Polymorphous low-grade adenocarcinoma: Flow cytometric, p53, and PCNA analysis

1995 
Abstract Polymorphous low-grade adenocarcinoma of minor salivary glands (terminal duct carcinoma, lobular carcinoma) was first defined more than a decade ago. A 17% recurrence rate and a 9% metastasis rate have been reported. Fifteen formalin-fixed, paraffin-embedded archival cases were analyzed. Ploidy and proliferative activity were evaluated with flow cytometric analysis. Demonstration of an abnormal p53 gene product and proliferative cell nuclear antigen analyses were also performed with routine immunohistochemical procedures. The purpose of this investigation was to evaluate these parameters and determine if a correlation existed. Flow cytometry was performed on 10 cases; 3 showed an aneuploid cell line (mean, S-phase diploid tumor cells 5.9%; S-phase aneuploid 26.7%).
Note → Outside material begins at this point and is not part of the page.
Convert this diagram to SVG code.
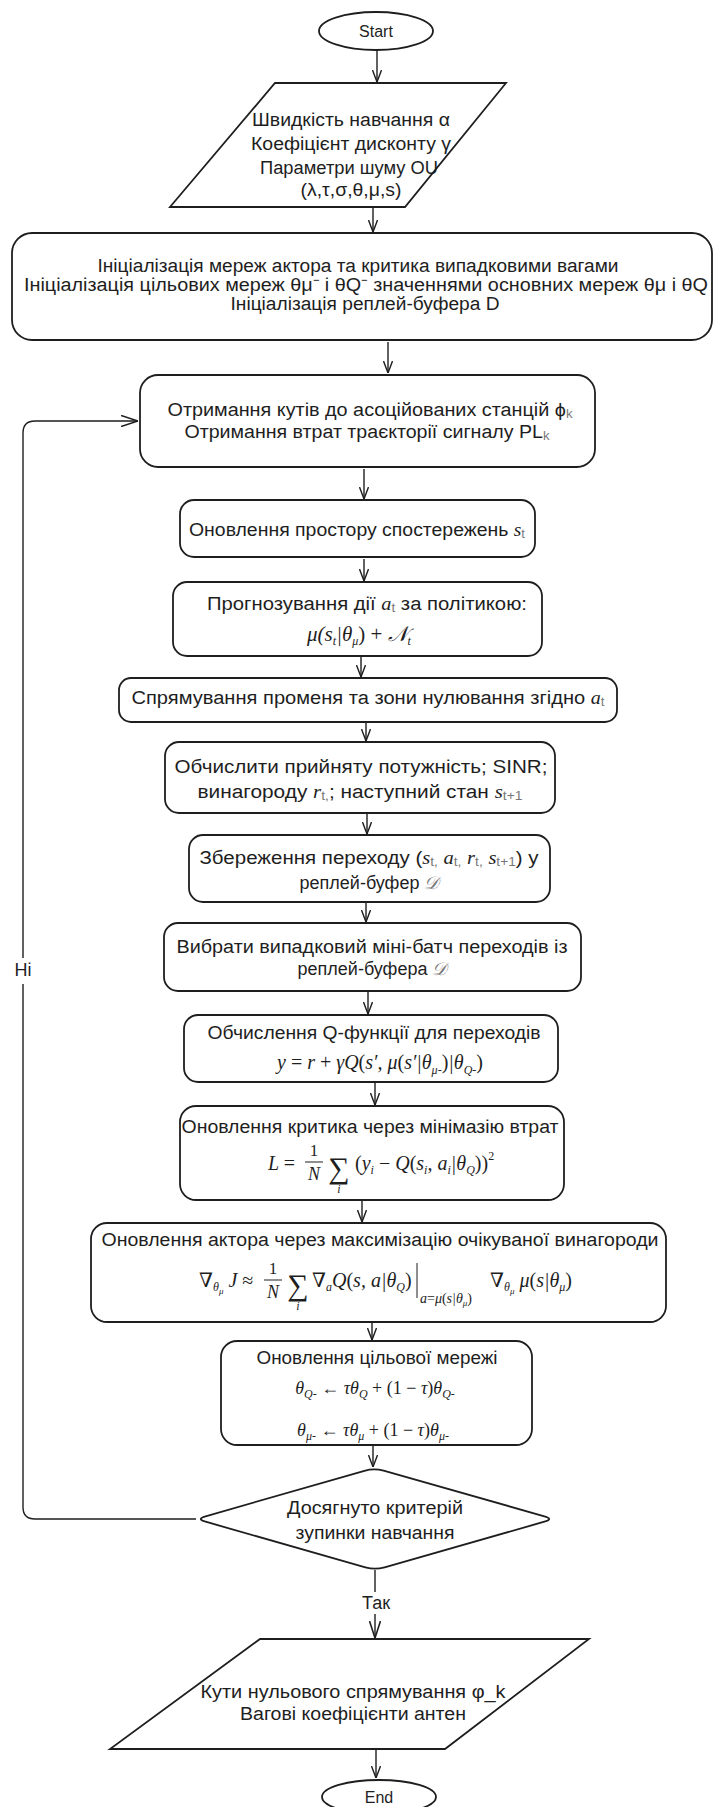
<svg xmlns="http://www.w3.org/2000/svg" width="713" height="1807" viewBox="0 0 713 1807">
<style>
.n{fill:#fff;stroke:#1e1e1e;stroke-width:1.8}
.c{fill:none;stroke:#1e1e1e;stroke-width:1.4}
.t{font-family:"Liberation Sans",Arial,sans-serif;font-size:18px;fill:#1e1e1e;text-anchor:middle}
.m{font-family:"Liberation Serif","DejaVu Serif",serif;font-style:italic;font-size:19px;fill:#1e1e1e;text-anchor:middle}
.ms{font-size:12px}
.mi{font-family:"Liberation Serif","DejaVu Serif",serif;font-style:italic}
.g{font-size:12px;fill:#777}
.up{font-style:normal}
.lb{fill:#fff;stroke:none}
</style>
<defs>
<marker id="ah" viewBox="0 0 12 10" refX="12" refY="5" markerWidth="12" markerHeight="10" markerUnits="userSpaceOnUse" orient="auto"><path d="M0,0.5 L12,5 L0,9.5" fill="none" stroke="#1e1e1e" stroke-width="1.4"/></marker>
<marker id="ahb" viewBox="0 0 17 12" refX="17" refY="6" markerWidth="17" markerHeight="12" markerUnits="userSpaceOnUse" orient="auto"><path d="M0,0.5 L17,6 L0,11.5" fill="none" stroke="#1e1e1e" stroke-width="1.6"/></marker>
</defs>

<g id="connectors">
<path class="c" d="M377,50 V82" marker-end="url(#ah)"/>
<path class="c" d="M373,208 V232" marker-end="url(#ah)"/>
<path class="c" d="M388,342 V373" marker-end="url(#ah)"/>
<path class="c" d="M364,469 V499" marker-end="url(#ah)"/>
<path class="c" d="M364,559 V581" marker-end="url(#ah)"/>
<path class="c" d="M361,657 V677" marker-end="url(#ah)"/>
<path class="c" d="M366,723 V741" marker-end="url(#ah)"/>
<path class="c" d="M367,814 V834" marker-end="url(#ah)"/>
<path class="c" d="M366,903 V922" marker-end="url(#ah)"/>
<path class="c" d="M368,992 V1014" marker-end="url(#ah)"/>
<path class="c" d="M375,1083 V1105" marker-end="url(#ah)"/>
<path class="c" d="M362,1201 V1222" marker-end="url(#ah)"/>
<path class="c" d="M372,1323 V1340" marker-end="url(#ah)"/>
<path class="c" d="M373,1446 V1467" marker-end="url(#ah)"/>
<path class="c" d="M196,1519 H35 Q23,1519 23,1507 V433 Q23,421 35,421 H138" marker-end="url(#ahb)"/>
<path class="c" d="M375,1570 V1638" marker-end="url(#ahb)"/>
<path class="c" d="M376,1750 V1778" marker-end="url(#ah)"/>
<rect class="lb" x="11" y="958" width="26" height="26"/>
<text class="t" x="23" y="976">Ні</text>
<rect class="lb" x="358" y="1592" width="36" height="22"/>
<text class="t" x="376" y="1609">Так</text>
</g>

<g id="start">
<ellipse class="n" cx="376" cy="31" rx="57" ry="19"/>
<text class="t" x="376" y="37" style="font-size:16px">Start</text>
</g>

<g id="params">
<polygon class="n" points="275,83 506,83 405,207 170,207"/>
<text class="t" x="351" y="126" textLength="198" lengthAdjust="spacingAndGlyphs">Швидкість навчання α</text>
<text class="t" x="351" y="150" textLength="200" lengthAdjust="spacingAndGlyphs">Коефіцієнт дисконту γ</text>
<text class="t" x="349" y="174" textLength="178" lengthAdjust="spacingAndGlyphs">Параметри шуму OU</text>
<text class="t" x="351" y="196" textLength="101" lengthAdjust="spacingAndGlyphs">(λ,τ,σ,θ,μ,s)</text>
</g>

<g id="init">
<rect class="n" x="12" y="233" width="700" height="107" rx="20"/>
<text class="t" x="358" y="272" textLength="521" lengthAdjust="spacingAndGlyphs">Ініціалізація мереж актора та критика випадковими вагами</text>
<text class="t" x="366" y="291" textLength="684" lengthAdjust="spacingAndGlyphs">Ініціалізація цільових мереж θμ⁻ і θQ⁻ значеннями основних мереж θμ і θQ</text>
<text class="t" x="365" y="310" textLength="269" lengthAdjust="spacingAndGlyphs">Ініціалізація реплей-буфера D</text>
</g>

<g id="angles">
<rect class="n" x="140" y="375" width="455" height="92" rx="18"/>
<text class="t" x="370" y="416" textLength="405" lengthAdjust="spacingAndGlyphs">Отримання кутів до асоційованих станцій ϕ<tspan class="g" dy="2">k</tspan></text>
<text class="t" x="367" y="438" textLength="365" lengthAdjust="spacingAndGlyphs">Отримання втрат траєкторії сигналу PL<tspan class="g" dy="2">k</tspan></text>
</g>

<g id="observe">
<rect class="n" x="180" y="500" width="355" height="57" rx="14"/>
<text class="t" x="357" y="536" textLength="336" lengthAdjust="spacingAndGlyphs">Оновлення простору спостережень <tspan class="mi">s</tspan><tspan class="g" dy="2">t</tspan></text>
</g>

<g id="predict">
<rect class="n" x="173" y="582" width="369" height="74" rx="14"/>
<text class="t" x="367" y="610" textLength="320" lengthAdjust="spacingAndGlyphs">Прогнозування дії <tspan class="mi">a</tspan><tspan class="g" dy="2">t</tspan><tspan dy="-2"> за політикою:</tspan></text>
<text class="m" x="359" y="641" style="font-size:21px">μ(s<tspan class="ms" dy="4">t</tspan><tspan dy="-4">|θ</tspan><tspan class="ms" dy="4">μ</tspan><tspan dy="-4" class="up">) + </tspan><tspan>𝒩</tspan><tspan class="ms" dy="4">t</tspan></text>
</g>

<g id="steer">
<rect class="n" x="119" y="678" width="498" height="44" rx="12"/>
<text class="t" x="368" y="704" textLength="473" lengthAdjust="spacingAndGlyphs">Спрямування променя та зони нулювання згідно <tspan class="mi">a</tspan><tspan class="g" dy="2">t</tspan></text>
</g>

<g id="compute">
<rect class="n" x="165" y="742" width="390" height="71" rx="14"/>
<text class="t" x="361" y="773" textLength="373" lengthAdjust="spacingAndGlyphs">Обчислити прийняту потужність; SINR;</text>
<text class="t" x="360" y="798" textLength="325" lengthAdjust="spacingAndGlyphs">винагороду <tspan class="mi">r</tspan><tspan class="g" dy="2">t,</tspan><tspan dy="-2">; наступний стан </tspan><tspan class="mi">s</tspan><tspan class="g" dy="2">t+1</tspan></text>
</g>

<g id="store">
<rect class="n" x="189" y="835" width="361" height="67" rx="14"/>
<text class="t" x="369" y="864" textLength="339" lengthAdjust="spacingAndGlyphs">Збереження переходу (<tspan class="mi">s</tspan><tspan class="g" dy="2">t,</tspan><tspan dy="-2"> </tspan><tspan class="mi">a</tspan><tspan class="g" dy="2">t,</tspan><tspan dy="-2"> </tspan><tspan class="mi">r</tspan><tspan class="g" dy="2">t,</tspan><tspan dy="-2"> </tspan><tspan class="mi">s</tspan><tspan class="g" dy="2">t+1</tspan><tspan dy="-2">) у</tspan></text>
<text class="t" x="369" y="889">реплей-буфер <tspan class="mi" fill="#777">𝒟</tspan></text>
</g>

<g id="sample">
<rect class="n" x="164" y="923" width="417" height="68" rx="14"/>
<text class="t" x="372" y="953" textLength="391" lengthAdjust="spacingAndGlyphs">Вибрати випадковий міні-батч переходів із</text>
<text class="t" x="372" y="975">реплей-буфера <tspan class="mi" fill="#777">𝒟</tspan></text>
</g>

<g id="qfunc">
<rect class="n" x="184" y="1015" width="374" height="67" rx="14"/>
<text class="t" x="374" y="1039" textLength="333" lengthAdjust="spacingAndGlyphs">Обчислення Q-функції для переходів</text>
<text class="m" x="380" y="1069" style="font-size:20px">y <tspan class="up">=</tspan> r <tspan class="up">+</tspan> γQ<tspan class="up">(</tspan>s′, μ<tspan class="up">(</tspan>s′|θ<tspan class="ms" dy="5">μ-</tspan><tspan dy="-5" class="up">)</tspan>|θ<tspan class="ms" dy="5">Q-</tspan><tspan dy="-5" class="up">)</tspan></text>
</g>

<g id="critic">
<rect class="n" x="180" y="1106" width="384" height="94" rx="16"/>
<text class="t" x="370" y="1133" textLength="377" lengthAdjust="spacingAndGlyphs">Оновлення критика через мінімазію втрат</text>
<text class="m" x="268" y="1170" style="text-anchor:start;font-size:20px">L <tspan class="up">=</tspan></text>
<text class="m up" x="314" y="1156" style="font-style:normal;font-size:17px">1</text>
<line x1="305" y1="1162" x2="323" y2="1162" stroke="#1e1e1e" stroke-width="1"/>
<text class="m" x="314" y="1180" style="font-size:18px">N</text>
<text class="m" x="339" y="1178" style="font-style:normal;font-size:30px">∑</text>
<text class="m" x="339" y="1193" style="font-size:12px">i</text>
<text class="m" x="355" y="1170" style="text-anchor:start;font-size:20px"><tspan class="up">(</tspan>y<tspan class="ms" dy="4">i</tspan><tspan dy="-4" class="up"> − </tspan>Q<tspan class="up">(</tspan>s<tspan class="ms" dy="4">i</tspan><tspan dy="-4">, a</tspan><tspan class="ms" dy="4">i</tspan><tspan dy="-4">|θ</tspan><tspan class="ms" dy="4">Q</tspan><tspan dy="-4" class="up">))</tspan><tspan class="ms up" dy="-10">2</tspan></text>
</g>

<g id="actor">
<rect class="n" x="91" y="1223" width="575" height="99" rx="16"/>
<text class="t" x="380" y="1246" textLength="557" lengthAdjust="spacingAndGlyphs">Оновлення актора через максимізацію очікуваної винагороди</text>
<text class="m" x="199" y="1287" style="text-anchor:start;font-size:20px"><tspan class="up">∇</tspan><tspan class="ms" dy="4">θ</tspan><tspan style="font-size:9px" dy="3">μ</tspan><tspan dy="-7"> J </tspan><tspan class="up">≈</tspan></text>
<text class="m up" x="273" y="1274" style="font-style:normal;font-size:17px">1</text>
<line x1="264" y1="1280" x2="282" y2="1280" stroke="#1e1e1e" stroke-width="1"/>
<text class="m" x="273" y="1298" style="font-size:18px">N</text>
<text class="m" x="298" y="1295" style="font-style:normal;font-size:30px">∑</text>
<text class="m" x="298" y="1310" style="font-size:12px">i</text>
<text class="m" x="312" y="1287" style="text-anchor:start;font-size:20px"><tspan class="up">∇</tspan><tspan class="ms" dy="4">a</tspan><tspan dy="-4">Q</tspan><tspan class="up">(</tspan>s, a|θ<tspan class="ms" dy="4">Q</tspan><tspan dy="-4" class="up">)</tspan></text>
<line x1="417" y1="1263" x2="417" y2="1298" stroke="#1e1e1e" stroke-width="1"/>
<text class="m" x="420" y="1303" style="text-anchor:start;font-size:14px">a<tspan class="up">=</tspan>μ<tspan class="up">(</tspan>s|θ<tspan style="font-size:9px" dy="3">μ</tspan><tspan dy="-3" class="up">)</tspan></text>
<text class="m" x="490" y="1287" style="text-anchor:start;font-size:20px"><tspan class="up">∇</tspan><tspan class="ms" dy="4">θ</tspan><tspan style="font-size:9px" dy="3">μ</tspan><tspan dy="-7"> μ</tspan><tspan class="up">(</tspan>s|θ<tspan class="ms" dy="4">μ</tspan><tspan dy="-4" class="up">)</tspan></text>
</g>

<g id="target">
<rect class="n" x="221" y="1341" width="311" height="104" rx="16"/>
<text class="t" x="377" y="1364" textLength="241" lengthAdjust="spacingAndGlyphs">Оновлення цільової мережі</text>
<text class="m" x="375" y="1394" style="font-size:18px">θ<tspan class="ms" dy="4">Q-</tspan><tspan dy="-4" class="up"> ← </tspan>τθ<tspan class="ms" dy="4">Q</tspan><tspan dy="-4" class="up"> + (1 − </tspan>τ<tspan class="up">)</tspan>θ<tspan class="ms" dy="4">Q-</tspan></text>
<text class="m" x="373" y="1436" style="font-size:18px">θ<tspan class="ms" dy="4">μ-</tspan><tspan dy="-4" class="up"> ← </tspan>τθ<tspan class="ms" dy="4">μ</tspan><tspan dy="-4" class="up"> + (1 − </tspan>τ<tspan class="up">)</tspan>θ<tspan class="ms" dy="4">μ-</tspan></text>
</g>

<g id="decision">
<path class="n" d="M364.4,1470.8 Q374,1468 383.6,1470.7 L544.4,1516.3 Q554,1519 544.4,1521.7 L384.6,1567.3 Q375,1570 365.4,1567.3 L205.6,1521.7 Q196,1519 205.6,1516.3 Z"/>
<text class="t" x="375" y="1514" textLength="176" lengthAdjust="spacingAndGlyphs">Досягнуто критерій</text>
<text class="t" x="375" y="1539" textLength="159" lengthAdjust="spacingAndGlyphs">зупинки навчання</text>
</g>

<g id="output">
<polygon class="n" points="260,1639 589,1639 445,1749 110,1749"/>
<text class="t" x="353" y="1698" textLength="305" lengthAdjust="spacingAndGlyphs">Кути нульового спрямування φ_k</text>
<text class="t" x="353" y="1720" textLength="226" lengthAdjust="spacingAndGlyphs">Вагові коефіцієнти антен</text>
</g>

<g id="end">
<ellipse class="n" cx="379" cy="1797" rx="57" ry="17"/>
<text class="t" x="379" y="1803" style="font-size:16px">End</text>
</g>
</svg>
Products of a mutation of the p53 tumor suppressor gene have been noted to accumulate in salivary gland tumors, both benign and malignant. Qualitative assessment revealed p53 positive staining in 4 of 15 tumors; positive cells comprised 5% to 10% of the tumor. The percentage of tumor cells positive for proliferative cell nuclear antigen staining ranged from 0.5% to 70%. There was no correlation between proliferative activity as determined by proliferative cell nuclear antigen when compared with results of flow cytometric analysis except for one case that exhibited p53 staining, a 26% proliferative cell nuclear antigen fraction, and a distinct aneuploid cell line.